Testaccio, cuore di Roma. Qui vive Ottavio, un vecchio usuraio cieco (Felice Andreasi).
Possiede una preziosa collazione di disegni di Marteen Van Hemskerk, pittore del 500 e affitta appartamenti del suo palazzo a persone che gli tornano utili nella vita quotidiana. Da un poliziotto, l’ispettore Natali (Francesco Colella), che veglia sul suo tesoro segreto, ad un architetto (Alessandro Zama), figlio del suo avvocato e, soprattutto tre anziane donne (Marina Mantovani, Zoe Incrocci e Leila Durante), versione romana degli angeli neri di Arsenico e vecchi merletti, che lo accudiscono.
Tutti mettono gli occhi sul suo tesoro ma l’arrivo di Clara (Ana Valeria Dini), nipote di Ottavio ostacola i loro piani.
E’ la storia di La collezione invisibile, il giallo scritto, diretto e prodotto dall’esordiente 42enne Gianfranco Isernia, cultore del maestro del genere Alfred Hitchcock .
A fare da supervisori allo script, vincitore del premio produzione del “Rendez Vous Sceneggiatura”, promosso tra il 1996 e il 1997 a Lugano dalla fondazione svizzera Focal e dalla Televisione Svizzera Italiana, due mostri sacri del cinema italiano: Suso Cecchi D’Amico e Age.
Prodotto dalla Imbarco per Citera, cooperativa fondata nell’89 dallo stesso Isernia insieme ad altri diplomati alla SNC, con il sostegno del Dipartimento dello spettacolo e distribuito dalla Thule, il film uscirà il 14 giugno in 25 copie a Roma, Napoli e Torino.
Da dove viene il tuo amore per il giallo?
Da lontano, ha radici quasi ancestrali. Mia madre leggeva solo gialli, mio padre era un giallo vivente e io sono cresciuto in un ambiente fitto di misteri, proprio come l’Italia.
Nel film ci sono numerosi omaggi a Hitchcock e la storia ricorda quella dello spagnolo “La comunidad”…

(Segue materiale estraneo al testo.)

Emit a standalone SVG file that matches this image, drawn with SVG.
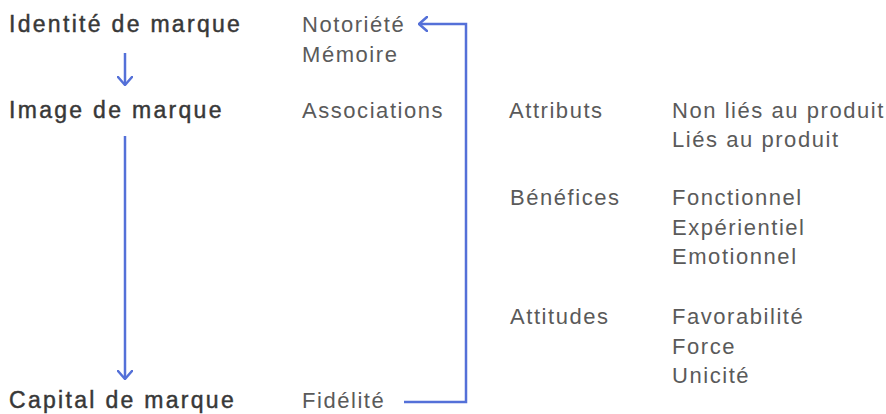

Da Hitchcock ho saccheggiato a piene mani, La comunidad l’ho visto dopo aver scritto la mia sceneggiatura e trovo che le idee di base siano molto diverse. Piuttosto, quando ho visto Amélie di Jeunet ho pensato che avrei voluto girare il mio film così. Si tratta di una sintonia solo formale ovviamente che riguarda l’uso dei bracci mobili. All’inizio volevo che la macchina da presa volasse da una finestra all’altra ma ho rinunciato perché costava troppo. Il tema centrale è la rapacità umana, l’ossessione per i soldi. E il finale è intriso di sano moralismo: i cattivi perdono e l’unico buono vince.
E’ stato difficile fare il produttore e il regista insieme?
Si. E’ stata un esperienza schizofrenica. Ma, dopo aver cercato inutilmente un produttore, ho capito che era l’unico modo per realizzare un progetto che è costato 3 miliardi e 200 milioni. Ci ho messo ben 5 anni: la prima sceneggiatura è stata rivista dall’americano James Nathan della Ucla e poi da Suso Cecchi D’Amico e Age. Invece i tempi per le riprese sono stati brevi: solo 8 settimane e poi circa 6 mesi passati in sala montaggio.
Perché hai scelto di ambientarlo nel quartiere romano di Testaccio?
Perché ci vivo dal 1989 e ancora oggi a volte mi sento uno straniero. Lì si conoscono tutti, ci sono vincoli di parentela e intrecci di relazioni anche se ora il quartiere si sta svuotando degli abitanti originari con l’arrivo di classi sociali più abbienti. I personaggi del film esistono davvero: ogni giorno vedo anziane che sorseggiano cappuccini sedute al bar e il viavai del mercato. Il personaggio dell’usuraio è ispirato a un vecchio di 85 anni, mio dirimpettaio, che usciva di casa ogni mattina e faceva cinque piani di scale. La collezione invisibile nasce dall’osservazione quotidiana, da sguardi indiscreti nell’intimità altrui. Nel corso delle riprese ho catturato molte di queste persone, molti lo sanno e sono ansiosi di vedersi sullo schermo. Purtroppo alcuni sono stati tagliati e ora temo rappresaglie.
Nel cast ci sono tre attrici anziane…
Si. Io le chiamo le mie ragazze: hanno un’esperienza straordinaria alle spalle ma hanno accettato la scommessa di farsi dirigere da un esordiente.